Jean-Jacques Wunenburger considère que le mythe - et le mythique - correspondent à une certaine catégorie d’images qui peuvent s’étudier de façon rationnelle. Raconter un mythe, c’est précisément le faire entrer dans les déterminations psychiques personnelles d’une Histoire archétypique qui les transcende ; c’est reconnaître qu’il existe une chaîne sémantique et syntaxique d’images qui définit un scénario mythique, contraint dès lors « à mieux définir la topique psychique à laquelle il appartient. On ne peut donc désigner à nouveau le lieu mental d’actualisation du mythe par le seul terme d’imagination [16]». La plupart d'images liées, des fictions que l’enfant ou l’adulte élaborent à partir de fragments du monde, naissent et s’animent dans une imagination passive, fortement déterminée par les expériences acquises empiriquement. Or, il existe une imagination active, intro-déterminée, ou endo-psychique, qui actualise par un organe mental intérieur des chapelets d’images organiquement structurées. Ces images ouvrent un autre espace-temps que celui de notre vécu empirique. Le mytho-poïétique doit se rattacher à la faculté traditionnelle de l’âme, qui n’est pas tournée seulement vers le corps sinon aussi retournée sur elle-même, à l’image de l’œil intérieur. La mythologie serait alors inséparable d’une science des épiphanies intimes, des événements de l’âme [17]. Ainsi le mythique peut être un corps de discours extérieur à l’homme ou une science de l’intime où la créativité sera marquée par l’interaction de la lettre et de l’âme. Mais pour parler d’onde, il faut savoir qu’est-ce qui ondule, nous disait Bachelard. Rappelons donc encore ce que racontent les mythes.
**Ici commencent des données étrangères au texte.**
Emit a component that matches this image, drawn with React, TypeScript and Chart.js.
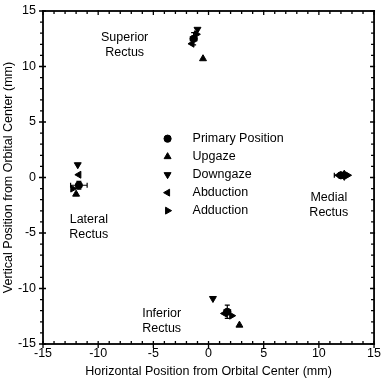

Le mythe raconte comment une réalité est apparue, que ce soit la réalité totale, le cosmos ou seulement un fragment : une île, une espèce végétale, un comportement humain, une institution. Le mythe est la première forme d’adaptation spirituelle de la communauté humaine à son environnement ; il procure une première lecture du monde, une première mise en place dans l’espace et dans le temps. La modernité et le positivisme proposaient la désincarnation du sujet, habité de pure raison. Or, les problèmes vitaux n’étaient pas résolus et si l’esprit du penseur rationaliste était ailleurs, son organisme et son existence se situent bien quelque part sur cette Terre [18]. Notre corps nous rappelle la matière et la matière nous rappelle notre géographie. Dans ce sens on peut dire que la mythologie est organique.
La Pachamama, le mythe
Sous ce présupposé de l’organique et de la matière nous voulons analyser la Pachamama des Andes et son récent passage au corps juridique, dans la Bolivie d’Evo Morales, qui, comme nous le savons, est un indigène aymara. Ce pays des Andes compte avec 60% de population d’origine indigène, 60% de gens qui considèrent la Pachamama comme une divinité féminine d’origine aymara dont le culte s’est répandu dans les temps des Incas. Actuellement, elle est la divinité suprême des indigènes andins du Nord-Ouest argentin, de Bolivie et du Pérou, de l’Equateur et d’une partie de la Colombie et du Chili. Mais cette Terre-Matière a été chantée par toutes les mythologies, d’une manière ou d’une autre la Mère fut toujours présente et omniprésente, surtout dans les cultes nocturnes et féminins.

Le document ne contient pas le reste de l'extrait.